Term limits for DPP, AG

We Caymanians are finally beginning to embrace the important role of being the government of our democracy. And already many have made up their minds to vote for independents in 2013, in order that we may have more accountable representatives. But although we are voicing many of our concerns about our elected representatives, we articulate little if any critique of the nonelected members of government. For example, the issue of the on-going criminalisation of so many of our people over decades are absent from our concerns and articulation when this important issue now needs to be urgently brought to the forefront of our political debates; even if this area of our affairs is primarily managed by nonelected members of our government.

With all the mother country’s rhetoric about self-determination and internal self-government we have yet to witness any reforms that could improve the policing, judgement and incarceration of our people, especially the young.

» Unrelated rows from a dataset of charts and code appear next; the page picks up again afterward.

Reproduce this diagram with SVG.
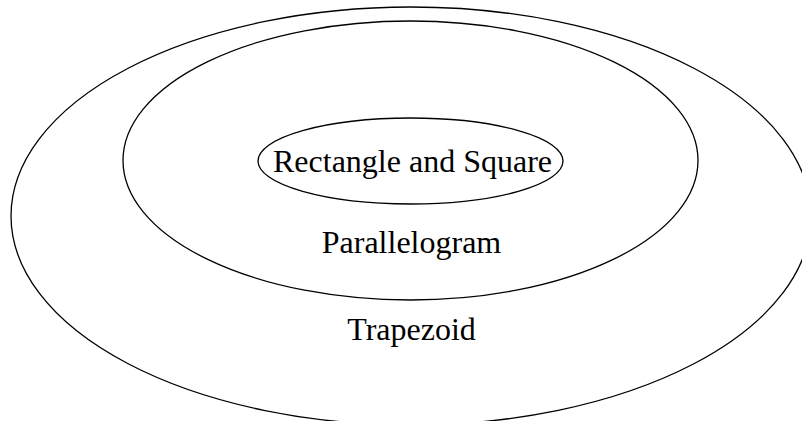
<svg xmlns="http://www.w3.org/2000/svg" width="802" height="421" viewBox="0 0 802 421">
<style>
.e{fill:none;stroke:#000;stroke-width:1.3}
.t{font-family:"Liberation Serif","Times New Roman",serif;font-size:32px;fill:#000;text-anchor:middle}
</style>
<rect width="802" height="421" fill="#fff"/>
<g id="trapezoid">
<ellipse class="e" cx="411" cy="216" rx="400" ry="209"/>
<text class="t" x="411.5" y="340">Trapezoid</text>
</g>
<g id="parallelogram">
<ellipse class="e" cx="410.5" cy="160.5" rx="287.5" ry="139.5"/>
<text class="t" x="411.5" y="253">Parallelogram</text>
</g>
<g id="rectangle">
<ellipse class="e" cx="410.5" cy="161" rx="152.5" ry="43"/>
<text class="t" x="412.5" y="172">Rectangle and Square</text>
</g>
<g id="connectors"/>
</svg>
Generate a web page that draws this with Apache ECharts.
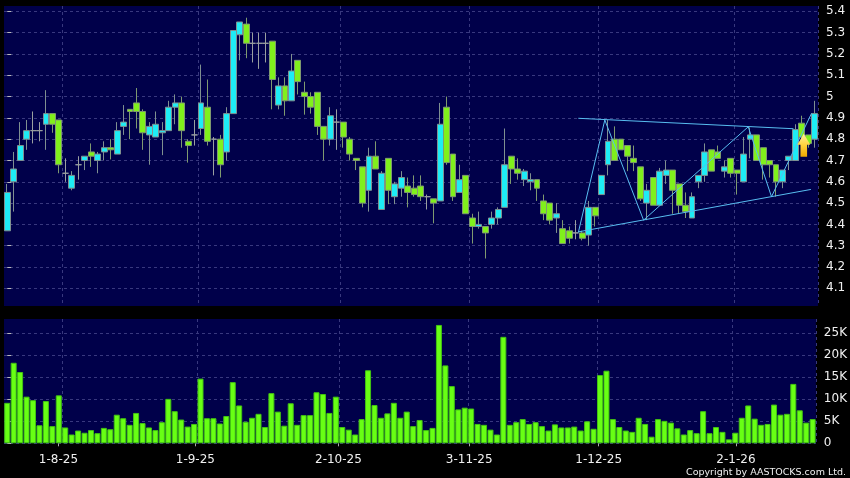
<!DOCTYPE html>
<html>
<head>
<meta charset="utf-8">
<style>html,body{margin:0;padding:0;background:#000}#c{width:850px;height:478px}</style>
<script src="https://cdn.jsdelivr.net/npm/echarts@6/dist/echarts.min.js"></script>
</head>
<body>
<div id="c"></div>
<script>
const opens = [4.37,4.60,4.70,4.80,4.84,4.84,4.87,4.92,4.89,4.64,4.57,4.68,4.70,4.74,4.70,4.74,4.76,4.73,4.86,4.94,4.97,4.93,4.82,4.81,4.83,4.84,4.95,4.97,4.79,4.82,4.85,4.95,4.80,4.80,4.74,4.92,5.29,5.34,5.25,5.25,5.25,5.26,4.96,5.05,4.98,5.17,5.02,5.00,5.02,4.86,4.80,4.88,4.88,4.80,4.71,4.67,4.56,4.72,4.47,4.71,4.53,4.57,4.58,4.57,4.58,4.53,4.52,4.51,4.95,4.73,4.55,4.63,4.43,4.39,4.39,4.40,4.43,4.48,4.72,4.66,4.61,4.60,4.61,4.51,4.50,4.43,4.38,4.37,4.36,4.36,4.35,4.48,4.54,4.68,4.80,4.80,4.77,4.71,4.67,4.50,4.62,4.49,4.63,4.655,4.59,4.49,4.43,4.60,4.63,4.75,4.74,4.65,4.71,4.655,4.60,4.80,4.82,4.76,4.70,4.68,4.60,4.70,4.70,4.875,4.82,4.80];
const closes = [4.55,4.66,4.77,4.84,4.84,4.84,4.92,4.87,4.68,4.64,4.63,4.68,4.72,4.72,4.73,4.76,4.75,4.84,4.88,4.93,4.93,4.83,4.86,4.87,4.84,4.95,4.97,4.84,4.77,4.82,4.97,4.79,4.80,4.68,4.92,5.31,5.35,5.25,5.25,5.25,5.25,5.08,5.05,4.98,5.12,5.07,5.00,4.95,4.86,4.80,4.91,4.88,4.81,4.73,4.70,4.50,4.72,4.66,4.64,4.56,4.59,4.62,4.55,4.54,4.53,4.53,4.50,4.87,4.69,4.53,4.61,4.45,4.39,4.40,4.36,4.43,4.47,4.68,4.66,4.64,4.65,4.61,4.57,4.45,4.42,4.45,4.31,4.335,4.36,4.335,4.48,4.44,4.63,4.79,4.70,4.75,4.72,4.69,4.52,4.56,4.49,4.65,4.655,4.56,4.49,4.46,4.53,4.63,4.74,4.65,4.71,4.67,4.64,4.64,4.73,4.82,4.70,4.68,4.68,4.60,4.655,4.72,4.845,4.81,4.78,4.92];
const lows = [4.37,4.46,4.70,4.75,4.78,4.79,4.75,4.83,4.64,4.60,4.56,4.61,4.655,4.67,4.64,4.70,4.705,4.73,4.82,4.80,4.85,4.75,4.68,4.81,4.725,4.84,4.87,4.76,4.69,4.77,4.82,4.77,4.63,4.62,4.70,4.92,5.17,5.18,5.16,5.13,5.16,4.94,4.94,4.91,4.98,5.01,4.915,4.92,4.82,4.70,4.77,4.75,4.76,4.70,4.655,4.48,4.46,4.66,4.47,4.495,4.495,4.53,4.48,4.53,4.51,4.47,4.405,4.51,4.68,4.51,4.55,4.45,4.31,4.38,4.24,4.38,4.40,4.48,4.59,4.61,4.58,4.56,4.51,4.42,4.40,4.36,4.31,4.31,4.33,4.325,4.30,4.39,4.54,4.63,4.70,4.75,4.65,4.65,4.51,4.42,4.49,4.49,4.59,4.45,4.45,4.43,4.43,4.57,4.60,4.65,4.71,4.62,4.62,4.54,4.60,4.71,4.70,4.61,4.62,4.53,4.57,4.655,4.70,4.78,4.76,4.76];
const highs = [4.59,4.74,4.88,4.89,4.93,4.88,5.03,4.92,4.89,4.71,4.65,4.72,4.72,4.78,4.74,4.79,4.80,4.88,4.96,4.94,5.04,4.94,4.88,4.93,4.88,4.98,5.01,5.00,4.80,4.89,5.15,5.08,4.81,4.82,4.95,5.31,5.35,5.37,5.30,5.30,5.30,5.26,5.09,5.09,5.20,5.17,5.07,5.02,5.02,4.86,4.95,4.94,4.88,4.81,4.71,4.67,4.76,4.79,4.65,4.71,4.60,4.65,4.62,4.63,4.63,4.54,4.52,4.97,5.00,4.73,4.68,4.63,4.45,4.46,4.39,4.46,4.48,4.85,4.72,4.71,4.66,4.64,4.61,4.54,4.50,4.50,4.42,4.39,4.42,4.37,4.51,4.48,4.63,4.89,4.86,4.80,4.77,4.77,4.67,4.59,4.62,4.665,4.70,4.655,4.59,4.55,4.55,4.63,4.78,4.75,4.77,4.70,4.71,4.655,4.81,4.855,4.82,4.76,4.70,4.68,4.655,4.72,4.87,4.91,4.82,4.98];
const volumesK = [9.2,18.3,16.2,10.6,9.8,4.1,9.6,3.9,10.9,3.6,2.0,2.9,2.4,3.0,2.3,3.5,3.2,6.5,5.7,4.2,6.9,4.6,3.6,3.0,4.8,10.1,7.3,5.4,3.8,4.4,14.7,5.7,5.7,4.5,6.2,13.9,8.6,4.9,5.8,6.7,3.7,11.4,7.2,4.0,9.1,4.2,6.4,6.4,11.6,11.2,6.9,10.6,3.7,3.1,2.0,5.5,16.6,8.7,5.8,6.8,9.2,5.8,7.2,3.9,5.3,3.0,3.5,26.9,17.7,13.0,7.7,8.1,7.9,4.4,4.2,3.1,2.0,24.2,4.2,4.8,5.5,4.4,4.8,3.9,2.9,4.3,3.6,3.6,3.8,2.9,5.0,3.3,15.5,16.5,5.5,3.7,2.9,2.6,5.8,4.4,1.5,5.5,5.1,4.7,3.4,2.0,3.0,2.3,7.3,2.3,3.7,2.6,0.9,2.4,5.8,8.6,5.6,4.2,4.4,8.8,6.5,6.7,13.5,7.5,4.7,5.5];
const dayIndex = volumesK.map((_, i) => i);

const monthStartIndex = [9, 30, 52, 72, 92, 113];
const dateTickPos = [7.95, 29.2, 51.4, 71.7, 91.8, 113.1];
const dateTickLabels = ['1-8-25', '1-9-25', '2-10-25', '3-11-25', '1-12-25', '2-1-26'];
const priceTicks = [4.1,4.2,4.3,4.4,4.5,4.6,4.7,4.8,4.9,5,5.1,5.2,5.3,5.4];
const volumeTicks = [0,5,10,15,20,25];

const upperLine = [[88.4,4.898],[121.7,4.849]];
const lowerLine = [[88.4,4.365],[124.4,4.564]];
const zigzag = [[88.4,4.362],[92.5,4.89],[98.5,4.42],[114.7,4.858],[118.3,4.53],[124.5,4.921]];
const arrowAt = [[123.3,4.772]];

const FONT = 'DejaVu Sans';
const gridLine = {color:'#38387e', width:1, type:[3,3]};
const labelStyle = {color:'#f0f0f0', fontFamily:FONT, fontSize:12};
const overlay = d => ({type:'line', xAxisIndex:1, yAxisIndex:0, data:d, symbol:'none', z:6, silent:true, lineStyle:{color:'#58bdf0', width:1}});
const monthSplit = {show:true, interval:(i)=>monthStartIndex.includes(i), lineStyle:gridLine};
const catAxis = g => ({type:'category', gridIndex:g, data:dayIndex, boundaryGap:true, axisLine:{show:false}, axisTick:{show:false}, axisLabel:{show:false}, splitLine:monthSplit});

const chart = echarts.init(document.getElementById('c'), null, {renderer:'canvas'});
chart.setOption({
  animation:false,
  backgroundColor:'#000',
  title:{text:'Copyright by AASTOCKS.com Ltd.', right:-1, top:463, textStyle:{color:'#f0f0f0', fontFamily:FONT, fontSize:9.5, fontWeight:'normal'}},
  grid:[
    {left:4, width:814, top:6, height:300, show:true, backgroundColor:'#00004a', borderWidth:0},
    {left:4, width:814, top:319, height:124.3, show:true, backgroundColor:'#00004a', borderWidth:0}
  ],
  xAxis:[
    catAxis(0),
    {type:'value', gridIndex:0, min:-0.5, max:125.5, show:false, splitLine:{show:false}},
    catAxis(1),
    {type:'value', gridIndex:1, min:-0.5, max:125.5, position:'bottom', axisLine:{show:false}, splitLine:{show:false},
      axisTick:{show:true, length:3, inside:false, customValues:dateTickPos, lineStyle:{color:'#aaa'}},
      axisLabel:{show:true, ...labelStyle, margin:11, customValues:dateTickPos, formatter:v=>{const i=dateTickPos.findIndex(p=>Math.abs(p-v)<0.01);return i>=0?dateTickLabels[i]:'';}}}
  ],
  yAxis:[
    {type:'value', gridIndex:0, position:'right', min:4.017, max:5.425, interval:0.1, axisLine:{show:false},
      axisTick:{show:true, length:4, customValues:priceTicks, lineStyle:{color:'#bbb'}},
      axisLabel:{show:true, ...labelStyle, margin:8, customValues:priceTicks, formatter:v=>String(Math.round(v*10)/10)},
      splitLine:{show:true, lineStyle:gridLine}},
    {type:'value', gridIndex:1, position:'right', min:0, max:28.25, interval:5, axisLine:{show:false},
      axisTick:{show:true, length:4, customValues:volumeTicks, lineStyle:{color:'#bbb'}},
      axisLabel:{show:true, ...labelStyle, margin:8, customValues:volumeTicks, formatter:v=>v===0?'0':v+'K'},
      splitLine:{show:true, lineStyle:gridLine}}
  ],
  series:[
    {type:'candlestick', xAxisIndex:0, yAxisIndex:0, barWidth:6.4, z:4, silent:true,
      data:dayIndex.map(i=>[opens[i],closes[i],lows[i],highs[i]]),
      itemStyle:{color:'#1eecf6', color0:'#80f01c', borderColor:'#7f9090', borderColor0:'#7f9a70', borderColorDoji:'#9aa0a0', borderWidth:1}},
    overlay(upperLine), overlay(lowerLine), overlay(zigzag),
    {type:'scatter', xAxisIndex:1, yAxisIndex:0, data:arrowAt, z:8, silent:true,
      symbol:'path://M6.5 0 L13 11 L9.8 11 L9.8 23 L3.2 23 L3.2 11 L0 11 Z', symbolSize:[13,23],
      itemStyle:{opacity:1, color:new echarts.graphic.LinearGradient(0,0,0,1,[{offset:0,color:'#fff2a0'},{offset:0.5,color:'#ffd23c'},{offset:1,color:'#f0a800'}])}},
    {type:'bar', xAxisIndex:2, yAxisIndex:1, data:volumesK, barWidth:6, silent:true,
      itemStyle:{color:'#68ff14', borderColor:'#42c412', borderWidth:1}}
  ]
});
</script>
</body>
</html>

Yes, a National Security Council was established. This was supposed to have assisted the governor and commissioner of police with mapping out strategies to improve the management of crime, but we have witnessed very little change in the police’s approach to the reduction and control of crime and the embedded criminal culture in our Islands and we have heard little if any feedback from the civilian members of the NSC.

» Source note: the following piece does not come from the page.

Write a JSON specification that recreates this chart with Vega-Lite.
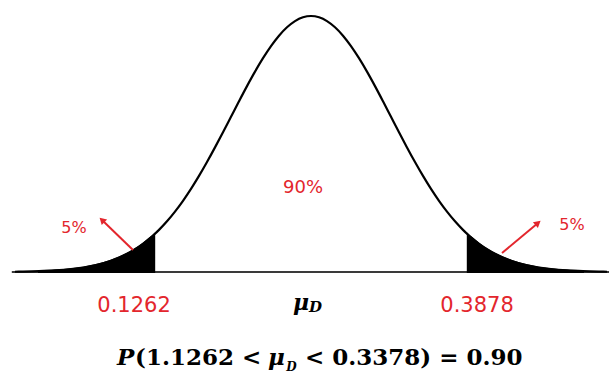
{
  "$schema": "https://vega.github.io/schema/vega-lite/v6.json",
  "width": 609,
  "height": 384,
  "autosize": {"type": "none"},
  "padding": 0,
  "background": "white",
  "config": {"view": {"stroke": null}},
  "datasets": {
    "curve": [
      {"z": -3.7, "d": 0.00106}, {"z": -3.6, "d": 0.00153}, {"z": -3.4, "d": 0.00309}, {"z": -3.2, "d": 0.00598},
      {"z": -3.0, "d": 0.01111}, {"z": -2.9, "d": 0.01492}, {"z": -2.8, "d": 0.01984}, {"z": -2.7, "d": 0.02612},
      {"z": -2.6, "d": 0.03405}, {"z": -2.5, "d": 0.04394}, {"z": -2.4, "d": 0.05613}, {"z": -2.3, "d": 0.071},
      {"z": -2.2, "d": 0.08892}, {"z": -2.1, "d": 0.11025}, {"z": -2.0, "d": 0.13534}, {"z": -1.96, "d": 0.14648},
      {"z": -1.9, "d": 0.16447}, {"z": -1.8, "d": 0.1979}, {"z": -1.7, "d": 0.23575}, {"z": -1.6, "d": 0.27804},
      {"z": -1.5, "d": 0.32465}, {"z": -1.4, "d": 0.37531}, {"z": -1.3, "d": 0.42956}, {"z": -1.2, "d": 0.48675},
      {"z": -1.1, "d": 0.54607}, {"z": -1.0, "d": 0.60653}, {"z": -0.9, "d": 0.66698}, {"z": -0.8, "d": 0.72615},
      {"z": -0.7, "d": 0.7827}, {"z": -0.6, "d": 0.83527}, {"z": -0.5, "d": 0.8825}, {"z": -0.4, "d": 0.92312},
      {"z": -0.3, "d": 0.956}, {"z": -0.2, "d": 0.9802}, {"z": -0.1, "d": 0.99501}, {"z": 0.0, "d": 1.0},
      {"z": 0.1, "d": 0.99501}, {"z": 0.2, "d": 0.9802}, {"z": 0.3, "d": 0.956}, {"z": 0.4, "d": 0.92312},
      {"z": 0.5, "d": 0.8825}, {"z": 0.6, "d": 0.83527}, {"z": 0.7, "d": 0.7827}, {"z": 0.8, "d": 0.72615},
      {"z": 0.9, "d": 0.66698}, {"z": 1.0, "d": 0.60653}, {"z": 1.1, "d": 0.54607}, {"z": 1.2, "d": 0.48675},
      {"z": 1.3, "d": 0.42956}, {"z": 1.4, "d": 0.37531}, {"z": 1.5, "d": 0.32465}, {"z": 1.6, "d": 0.27804},
      {"z": 1.7, "d": 0.23575}, {"z": 1.8, "d": 0.1979}, {"z": 1.9, "d": 0.16447}, {"z": 1.96, "d": 0.14648},
      {"z": 2.0, "d": 0.13534}, {"z": 2.1, "d": 0.11025}, {"z": 2.2, "d": 0.08892}, {"z": 2.3, "d": 0.071},
      {"z": 2.4, "d": 0.05613}, {"z": 2.5, "d": 0.04394}, {"z": 2.6, "d": 0.03405}, {"z": 2.7, "d": 0.02612},
      {"z": 2.8, "d": 0.01984}, {"z": 2.9, "d": 0.01492}, {"z": 3.0, "d": 0.01111}, {"z": 3.2, "d": 0.00598},
      {"z": 3.4, "d": 0.00309}, {"z": 3.6, "d": 0.00153}, {"z": 3.7, "d": 0.00106}
    ],
    "baseline": [{"z": -3.74, "z2": 3.725, "d": 0}],
    "arrows": [
      {"side": "left", "z": -2.225, "d": 0.0859, "z2": -2.6125, "d2": 0.2031},
      {"side": "right", "z": 2.3875, "d": 0.0742, "z2": 2.8375, "d2": 0.1914}
    ],
    "labels": [
      {"role": "tick", "text": "0.1262", "z": -2.2125, "d": -0.1328},
      {"role": "tick", "text": "0.3878", "z": 2.075, "d": -0.1328},
      {"role": "pct", "text": "5%", "z": -2.9625, "d": 0.1719},
      {"role": "pct", "text": "5%", "z": 3.2625, "d": 0.1836},
      {"role": "pct90", "text": "90%", "z": -0.1, "d": 0.328},
      {"role": "mu", "text": "μ", "z": -0.225, "d": -0.1484},
      {"role": "musub", "text": "D", "z": -0.025, "d": -0.1563},
      {"role": "fP", "text": "P", "z": -2.425, "d": -0.3633},
      {"role": "fbold", "text": "(1.1262 <", "z": -2.2, "d": -0.3633},
      {"role": "fmu", "text": "μ", "z": -0.5375, "d": -0.3633},
      {"role": "fsub", "text": "D", "z": -0.31, "d": -0.3867},
      {"role": "fbold", "text": "< 0.3378) = 0.90", "z": -0.075, "d": -0.3633}
    ]
  },
  "layer": [
    {
      "data": {"name": "baseline"},
      "mark": {"type": "rule", "color": "#3a3a3a", "strokeWidth": 2},
      "encoding": {
        "x": {"field": "z", "type": "quantitative", "scale": {"domain": [-3.8875, 3.725], "nice": false, "zero": false}, "axis": null},
        "x2": {"field": "z2"},
        "y": {"field": "d", "type": "quantitative", "scale": {"domain": [-0.4375, 1.0625], "nice": false, "zero": false}, "axis": null}
      }
    },
    {
      "data": {"name": "curve"},
      "transform": [{"filter": "datum.z <= -1.96 && datum.z >= -3.4"}],
      "mark": {"type": "area", "color": "black", "interpolate": "monotone", "stroke": "black", "strokeWidth": 2},
      "encoding": {
        "x": {"field": "z", "type": "quantitative", "scale": {"domain": [-3.8875, 3.725], "nice": false, "zero": false}, "axis": null},
        "y": {"field": "d", "type": "quantitative", "scale": {"domain": [-0.4375, 1.0625], "nice": false, "zero": false}, "axis": null},
        "y2": {"datum": 0}
      }
    },
    {
      "data": {"name": "curve"},
      "transform": [{"filter": "datum.z >= 1.96 && datum.z <= 3.4"}],
      "mark": {"type": "area", "color": "black", "interpolate": "monotone", "stroke": "black", "strokeWidth": 2},
      "encoding": {
        "x": {"field": "z", "type": "quantitative", "scale": {"domain": [-3.8875, 3.725], "nice": false, "zero": false}, "axis": null},
        "y": {"field": "d", "type": "quantitative", "scale": {"domain": [-0.4375, 1.0625], "nice": false, "zero": false}, "axis": null},
        "y2": {"datum": 0}
      }
    },
    {
      "data": {"name": "curve"},
      "mark": {"type": "line", "color": "black", "strokeWidth": 2.2, "interpolate": "monotone"},
      "encoding": {
        "x": {"field": "z", "type": "quantitative", "scale": {"domain": [-3.8875, 3.725], "nice": false, "zero": false}, "axis": null},
        "y": {"field": "d", "type": "quantitative", "scale": {"domain": [-0.4375, 1.0625], "nice": false, "zero": false}, "axis": null}
      }
    },
    {
      "data": {"name": "arrows"},
      "mark": {"type": "rule", "color": "#e3262d", "strokeWidth": 2},
      "encoding": {
        "x": {"field": "z", "type": "quantitative", "scale": {"domain": [-3.8875, 3.725], "nice": false, "zero": false}, "axis": null},
        "x2": {"field": "z2"},
        "y": {"field": "d", "type": "quantitative", "scale": {"domain": [-0.4375, 1.0625], "nice": false, "zero": false}, "axis": null},
        "y2": {"field": "d2"}
      }
    },
    {
      "data": {"name": "arrows"},
      "transform": [{"filter": "datum.side == 'left'"}],
      "mark": {"type": "point", "shape": "triangle-up", "filled": true, "color": "#e3262d", "size": 60, "angle": -46, "opacity": 1},
      "encoding": {
        "x": {"field": "z2", "type": "quantitative", "scale": {"domain": [-3.8875, 3.725], "nice": false, "zero": false}, "axis": null},
        "y": {"field": "d2", "type": "quantitative", "scale": {"domain": [-0.4375, 1.0625], "nice": false, "zero": false}, "axis": null}
      }
    },
    {
      "data": {"name": "arrows"},
      "transform": [{"filter": "datum.side == 'right'"}],
      "mark": {"type": "point", "shape": "triangle-up", "filled": true, "color": "#e3262d", "size": 60, "angle": 50, "opacity": 1},
      "encoding": {
        "x": {"field": "z2", "type": "quantitative", "scale": {"domain": [-3.8875, 3.725], "nice": false, "zero": false}, "axis": null},
        "y": {"field": "d2", "type": "quantitative", "scale": {"domain": [-0.4375, 1.0625], "nice": false, "zero": false}, "axis": null}
      }
    },
    {
      "data": {"name": "labels"},
      "transform": [{"filter": "datum.role == 'tick'"}],
      "mark": {"type": "text", "color": "#e3262d", "font": "DejaVu Sans", "fontSize": 21, "align": "center", "baseline": "middle"},
      "encoding": {
        "x": {"field": "z", "type": "quantitative", "scale": {"domain": [-3.8875, 3.725], "nice": false, "zero": false}, "axis": null},
        "y": {"field": "d", "type": "quantitative", "scale": {"domain": [-0.4375, 1.0625], "nice": false, "zero": false}, "axis": null},
        "text": {"field": "text"}
      }
    },
    {
      "data": {"name": "labels"},
      "transform": [{"filter": "datum.role == 'pct'"}],
      "mark": {"type": "text", "color": "#e3262d", "font": "DejaVu Sans", "fontSize": 16, "align": "center", "baseline": "middle"},
      "encoding": {
        "x": {"field": "z", "type": "quantitative", "scale": {"domain": [-3.8875, 3.725], "nice": false, "zero": false}, "axis": null},
        "y": {"field": "d", "type": "quantitative", "scale": {"domain": [-0.4375, 1.0625], "nice": false, "zero": false}, "axis": null},
        "text": {"field": "text"}
      }
    },
    {
      "data": {"name": "labels"},
      "transform": [{"filter": "datum.role == 'pct90'"}],
      "mark": {"type": "text", "color": "#e3262d", "font": "DejaVu Sans", "fontSize": 18, "align": "center", "baseline": "middle"},
      "encoding": {
        "x": {"field": "z", "type": "quantitative", "scale": {"domain": [-3.8875, 3.725], "nice": false, "zero": false}, "axis": null},
        "y": {"field": "d", "type": "quantitative", "scale": {"domain": [-0.4375, 1.0625], "nice": false, "zero": false}, "axis": null},
        "text": {"field": "text"}
      }
    },
    {
      "data": {"name": "labels"},
      "transform": [{"filter": "datum.role == 'mu'"}],
      "mark": {"type": "text", "color": "black", "font": "DejaVu Serif", "fontSize": 22, "fontStyle": "italic", "fontWeight": "bold", "align": "left", "baseline": "alphabetic"},
      "encoding": {
        "x": {"field": "z", "type": "quantitative", "scale": {"domain": [-3.8875, 3.725], "nice": false, "zero": false}, "axis": null},
        "y": {"field": "d", "type": "quantitative", "scale": {"domain": [-0.4375, 1.0625], "nice": false, "zero": false}, "axis": null},
        "text": {"field": "text"}
      }
    },
    {
      "data": {"name": "labels"},
      "transform": [{"filter": "datum.role == 'musub'"}],
      "mark": {"type": "text", "color": "black", "font": "DejaVu Serif", "fontSize": 15, "fontStyle": "italic", "fontWeight": "bold", "align": "left", "baseline": "alphabetic"},
      "encoding": {
        "x": {"field": "z", "type": "quantitative", "scale": {"domain": [-3.8875, 3.725], "nice": false, "zero": false}, "axis": null},
        "y": {"field": "d", "type": "quantitative", "scale": {"domain": [-0.4375, 1.0625], "nice": false, "zero": false}, "axis": null},
        "text": {"field": "text"}
      }
    },
    {
      "data": {"name": "labels"},
      "transform": [{"filter": "datum.role == 'fP' || datum.role == 'fmu'"}],
      "mark": {"type": "text", "color": "black", "font": "DejaVu Serif", "fontSize": 23, "fontStyle": "italic", "fontWeight": "bold", "align": "left", "baseline": "alphabetic"},
      "encoding": {
        "x": {"field": "z", "type": "quantitative", "scale": {"domain": [-3.8875, 3.725], "nice": false, "zero": false}, "axis": null},
        "y": {"field": "d", "type": "quantitative", "scale": {"domain": [-0.4375, 1.0625], "nice": false, "zero": false}, "axis": null},
        "text": {"field": "text"}
      }
    },
    {
      "data": {"name": "labels"},
      "transform": [{"filter": "datum.role == 'fbold'"}],
      "mark": {"type": "text", "color": "black", "font": "DejaVu Serif", "fontSize": 23, "fontWeight": "bold", "align": "left", "baseline": "alphabetic"},
      "encoding": {
        "x": {"field": "z", "type": "quantitative", "scale": {"domain": [-3.8875, 3.725], "nice": false, "zero": false}, "axis": null},
        "y": {"field": "d", "type": "quantitative", "scale": {"domain": [-0.4375, 1.0625], "nice": false, "zero": false}, "axis": null},
        "text": {"field": "text"}
      }
    },
    {
      "data": {"name": "labels"},
      "transform": [{"filter": "datum.role == 'fsub'"}],
      "mark": {"type": "text", "color": "black", "font": "DejaVu Serif", "fontSize": 12, "fontStyle": "italic", "fontWeight": "bold", "align": "left", "baseline": "alphabetic"},
      "encoding": {
        "x": {"field": "z", "type": "quantitative", "scale": {"domain": [-3.8875, 3.725], "nice": false, "zero": false}, "axis": null},
        "y": {"field": "d", "type": "quantitative", "scale": {"domain": [-0.4375, 1.0625], "nice": false, "zero": false}, "axis": null},
        "text": {"field": "text"}
      }
    }
  ]
}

Serious crime in Cayman has always been connected to groups or gang related conflicts and is never continuous but rises and falls away depending on the personal relationships between this section of our community socialised into the hype of acting out the meaninglessness of their marginalised existence by hurting each other; not resident or tourist! Why then, after this last wave of killings has subsided, is the commissioner of police’s strategy to retain such large numbers of armed and unarmed policemen and deploy them in our communities as groups of aggressors rather than peace makers serving the real security needs of the people rather than their imagination and socio-economic needs. This continuing labelling and targeting of many of our communities by our so-called peace keepers have made some of us dream of, and long for, the days when Caymanians were our peace makers and our officers.

Millions of our dollars were spent to investigate the same police service but until today the citizens of these Cayman Islands have not been given one fact from the findings of this expensive exercise; yet we are expected to view all our police offers as objective and upright in carrying out their duties in some of our communities. And when complaints are made by our youth against members of the same RCIPS, which was the subject of a long and expensive investigation, these young citizens are deemed to be lacking in intelligence and virtue and are sent over and over again to a penal system where they learn to be real criminals and nobody dares to critically examine the issues of policing and justice in our jurisdiction.

The on-going process of criminalisation is not just the result of policing. At the heart of this crime, are the actions of what we now call the Office Of The Director Of Public Prosecutions and members of our judiciary who make us believe that the word of a police officer, regardless of where he or she might have come from and who he or she might have been in his or her home country, is more judicious than the word of a young Caymanian; especially if he or she has had previous convictions or run ins with the law. With so much harsh criticism of our elected executives and in particular our premier, one might have thought that we would by now also have some concerns about the performance of non-elected members, specially the director of Public Prosecutions, the attorney general, the commissioner of police and the governor.

The governor is head of our internal security, which means he is head of the police, the judiciary and the prisons. And our newest constitution does not have a provision for an elected attorney general or a public prosecutor that is elected or appointed by elected representatives; yet they hold office for life when the office of the premier, governor and commissioner of police all have term limits. There must therefore be something wrong with this portion of our governance and I trust that with so many young people showing an interest in good governance, some will take up the long neglected cause of so many of our young people that were socialised by the police and the judiciary of this country into a life of crime because once accused by the police and convicted by our courts they became outsiders in our cooperate society.

I am not asking those young people that have always had their heads above the suspicion of the police to believe that all those convicted over the years have been without guilt; what I am begging is for those young people with clear minds and clean hearts to remember that our system of government, if corrupted in one spot, could also have some bad spots in other areas. So begin to pay some attention to the internal governmental apparatuses that we have no control over and recognise that the time has arrived for us to contemplate the decriminalisation of non-violent non-intrusive behaviour, the creation of a civilian RCIP inspectorate, the replacement of the DPP with a crown prosecution service and inspectorate and a referendum for a time limit for the head of the DPP and AG.


  1. Agree with you 100% Dr. Frank.

    There must be greater emphasis on constructive examination of all ‘offices’ ….MLAs, DPP, AG, CJ, Comm of Police, that influence our rights and way of life. We don’t need to start with any past or current persons in the office but consider how the decisions and influence by anyone in those offices can impact our lives, period.